Laser sales peaked in 2008 but succumbed to the global economic downturn in 2009. In late 2010, the industry began experiencing some recovery. Of the $3.79 billion laser market in 2011, fiber lasers comprised 15.5% or $588 million of it. In 2015, the laser market is projected to grow to $4.78 billion while the fiber laser segment is projected to almost double to 28.6%.
IPG already claims first mover advantage is making fiber lasers commercially available. Through its proprietary process and high volume production, IPG has driven down the component cost. Fiber lasers consumes 70% less energy which further drives down the cost of operation. IPG even offers plug and play solutions. Such factors have contributed to a compounded annual growth rate (CAGR) in revenue from 2009 to 2012 of almost 45% for IPG.
By fiscal year-end 2012, IPG had revenues of $563 million and earnings per share (EPS) of $2.81. Its profit margin was a history high of 25.8%. IPG has only $18 million in debt and has a healthy cash position of $384 million. Even considering the rapid pace of and constant demand for innovation, IPG's research and development expenses capture less than 10% of its operating income.
Industry projections for the fiber laser market in 2015 are $1.37 billion. IPG is well positioned to capture a large share of that market. Specifically, high power fiber lasers only constitute 20% of the existing laser market. IPG believes adoption could grow to 50% to 75% of the market in just three to five years. In the fourth quarter of 2012, 48% of IPG revenue resulted from the sale of high power fiber lasers. During its fourth quarter earnings conference call, IPG noted an increase in quote activity for its fiber laser systems.
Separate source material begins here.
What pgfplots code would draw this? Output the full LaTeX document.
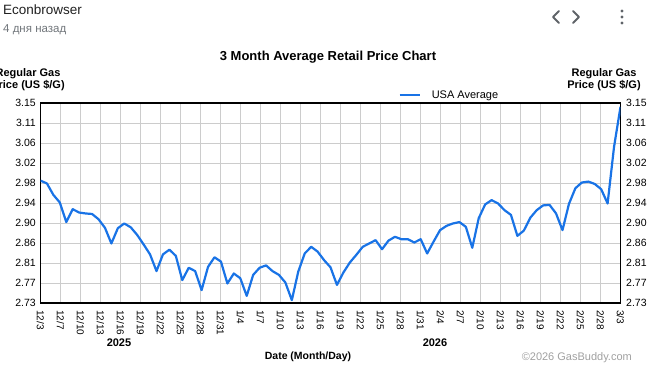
\documentclass[border=0pt]{standalone}
\usepackage{pgfplots}
\pgfplotsset{compat=1.18}
\usepackage{fontspec}
\setmainfont{Liberation Sans}
\definecolor{gbblue}{RGB}{25,115,230}
\definecolor{gridgray}{RGB}{204,204,204}
\definecolor{hdrgray}{RGB}{112,117,122}
\definecolor{icongray}{RGB}{95,99,104}
\definecolor{copygray}{RGB}{160,160,160}
\begin{document}
\begin{tikzpicture}[x=1pt,y=1pt]
\useasboundingbox (0,0) rectangle (649,365);
% header
\node[anchor=west,inner sep=0pt,text=black!87] at (3,355) {\fontsize{13.5}{16}\selectfont Econbrowser};
\node[anchor=west,inner sep=0pt,text=hdrgray] at (3,335) {\fontsize{11.5}{14}\selectfont 4 дня назад};
\draw[icongray,line width=1.8pt,line cap=round,line join=round] (559,354) -- (553,348) -- (559,342);
\draw[icongray,line width=1.8pt,line cap=round,line join=round] (573,354) -- (579,348) -- (573,342);
\fill[icongray] (622,354) circle (1.7) (622,348) circle (1.7) (622,342) circle (1.7);
% title
\node[inner sep=0pt] at (328,307.5) {\fontsize{13}{15}\selectfont\bfseries 3 Month Average Retail Price Chart};
% y titles
\node[inner sep=0pt] at (28,291) {\fontsize{11}{13}\selectfont\bfseries Regular Gas};
\node[inner sep=0pt] at (28,279) {\fontsize{11}{13}\selectfont\bfseries Price (US \$/G)};
\node[inner sep=0pt] at (604,291) {\fontsize{11}{13}\selectfont\bfseries Regular Gas};
\node[inner sep=0pt] at (604,279) {\fontsize{11}{13}\selectfont\bfseries Price (US \$/G)};
% bottom texts
\node[inner sep=0pt] at (119,22) {\fontsize{11}{13}\selectfont\bfseries 2025};
\node[inner sep=0pt] at (435,22) {\fontsize{11}{13}\selectfont\bfseries 2026};
\node[inner sep=0pt] at (308,8) {\fontsize{10.5}{13}\selectfont\bfseries Date (Month/Day)};
\node[inner sep=0pt,text=copygray,anchor=east] at (632,7) {\fontsize{11}{13}\selectfont ©2026 GasBuddy.com};

\begin{axis}[
  at={(40.5pt,62pt)}, anchor=south west,
  scale only axis, width=580pt, height=200pt,
  xmin=0, xmax=90, ymin=2.73, ymax=3.15,
  axis line style={black,line width=1.2pt},
  grid=major, major grid style={gridgray,line width=0.9pt},
  major tick length=0pt, tick style={draw=none},
  xtick={0,3.1034,6.2069,9.3103,12.4138,15.5172,18.6207,21.7241,24.8276,27.9310,31.0345,34.1379,37.2414,40.3448,43.4483,46.5517,49.6552,52.7586,55.8621,58.9655,62.0690,65.1724,68.2759,71.3793,74.4828,77.5862,80.6897,83.7931,86.8966,90},
  xticklabels={12/3,12/7,12/10,12/13,12/16,12/19,12/22,12/25,12/28,12/31,1/4,1/7,1/10,1/13,1/16,1/19,1/22,1/25,1/28,1/31,2/4,2/7,2/10,2/13,2/16,2/19,2/22,2/25,2/28,3/3},
  ytick={2.73,2.772,2.814,2.856,2.898,2.94,2.982,3.024,3.066,3.108,3.15},
  yticklabels={2.73,2.77,2.81,2.86,2.90,2.94,2.98,3.02,3.06,3.11,3.15},
  x tick label style={rotate=-90,anchor=west,inner ysep=0pt,inner xsep=7pt,font=\fontsize{10}{12}\selectfont},
  y tick label style={anchor=east,inner ysep=0pt,inner xsep=4.5pt,font=\fontsize{10.5}{12}\selectfont},
  legend style={at={(0.617,1.04)},anchor=west,draw=none,fill=none,inner sep=0pt,font=\fontsize{11}{13}\selectfont,
    /tikz/every odd column/.append style={column sep=9pt}},
  legend image code/.code={\draw[#1] (0pt,0pt) -- (20pt,0pt);},
]
\addplot[gbblue,line width=2.2pt,line join=round] coordinates {
(0,2.987)(1,2.981)(2,2.957)(3,2.941)(4,2.900)(5,2.927)(6,2.920)(7,2.918)(8,2.917)(9,2.906)
(10,2.888)(11,2.855)(12,2.887)(13,2.897)(14,2.889)(15,2.873)(16,2.853)(17,2.832)(18,2.797)(19,2.832)
(20,2.842)(21,2.829)(22,2.778)(23,2.804)(24,2.797)(25,2.757)(26,2.806)(27,2.826)(28,2.817)(29,2.771)
(30,2.792)(31,2.782)(32,2.745)(33,2.789)(34,2.804)(35,2.809)(36,2.797)(37,2.789)(38,2.773)(39,2.736)
(40,2.796)(41,2.834)(42,2.848)(43,2.838)(44,2.820)(45,2.805)(46,2.768)(47,2.794)(48,2.815)(49,2.831)
(50,2.848)(51,2.855)(52,2.862)(53,2.843)(54,2.861)(55,2.869)(56,2.864)(57,2.864)(58,2.857)(59,2.864)
(60,2.834)(61,2.859)(62,2.883)(63,2.892)(64,2.897)(65,2.900)(66,2.890)(67,2.846)(68,2.908)(69,2.937)
(70,2.946)(71,2.939)(72,2.925)(73,2.915)(74,2.871)(75,2.882)(76,2.909)(77,2.925)(78,2.935)(79,2.936)
(80,2.918)(81,2.883)(82,2.938)(83,2.971)(84,2.983)(85,2.985)(86,2.980)(87,2.969)(88,2.939)(89,3.058)
(90,3.142)};
\addlegendentry{USA Average}
\end{axis}
\begin{axis}[
  at={(40.5pt,62pt)}, anchor=south west,
  scale only axis, width=580pt, height=200pt,
  xmin=0, xmax=90, ymin=2.73, ymax=3.15,
  axis x line=none, axis y line*=right,
  axis line style={draw=none},
  major tick length=0pt, tick style={draw=none},
  ytick={2.73,2.772,2.814,2.856,2.898,2.94,2.982,3.024,3.066,3.108,3.15},
  yticklabels={2.73,2.77,2.81,2.86,2.90,2.94,2.98,3.02,3.06,3.11,3.15},
  y tick label style={anchor=west,inner ysep=0pt,inner xsep=5.5pt,font=\fontsize{10.5}{12}\selectfont},
]
\end{axis}
\end{tikzpicture}
\end{document}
New products such as UV fiber lasers, green lasers, ultra short pulse lasers and megawatt scale fiber lasers are also attracting new customers, new applications and new markets.
Competition does exist for IPG. Coherent (COHR), a traditional photonics supplier, introduced its first fiber laser in the fall of 2011. Jenoptik, a German optoelectronics producer, sells both thin-disk and fiber lasers. Thin-disk lasers offer scalable power and beam quality. Many in the industry argue there is a reasonable place for both. Trumpf, a fabricating equipment and industrial laser manufacturer, even produces hybrid lasers meshing both fiber and thin-disk. But IPG believes its ten-year head start with fiber lasers has created a fairly significant moat for its competitors.
IPG is recently trading within 10% of its 52-week high. The long-term growth estimate for EPS is 22%, resulting in a YPEG calculation of $81.50. That number offers at least 25% upside compared to recent share price. Even using a more conservative estimate of 17% growth for both revenue and EPS, IPG share price should easily surpass its historical high of $78.59 before 2015.
Considering market penetration of fiber lasers in the total laser market is estimated to be less than 30% at that point, there's still room for innovation and disruption. If there's still room for innovation and disruption, there's still room for IPG Photonics' to grow.
Additional disclosure: I belong to an investment club that owns shares in IPGP.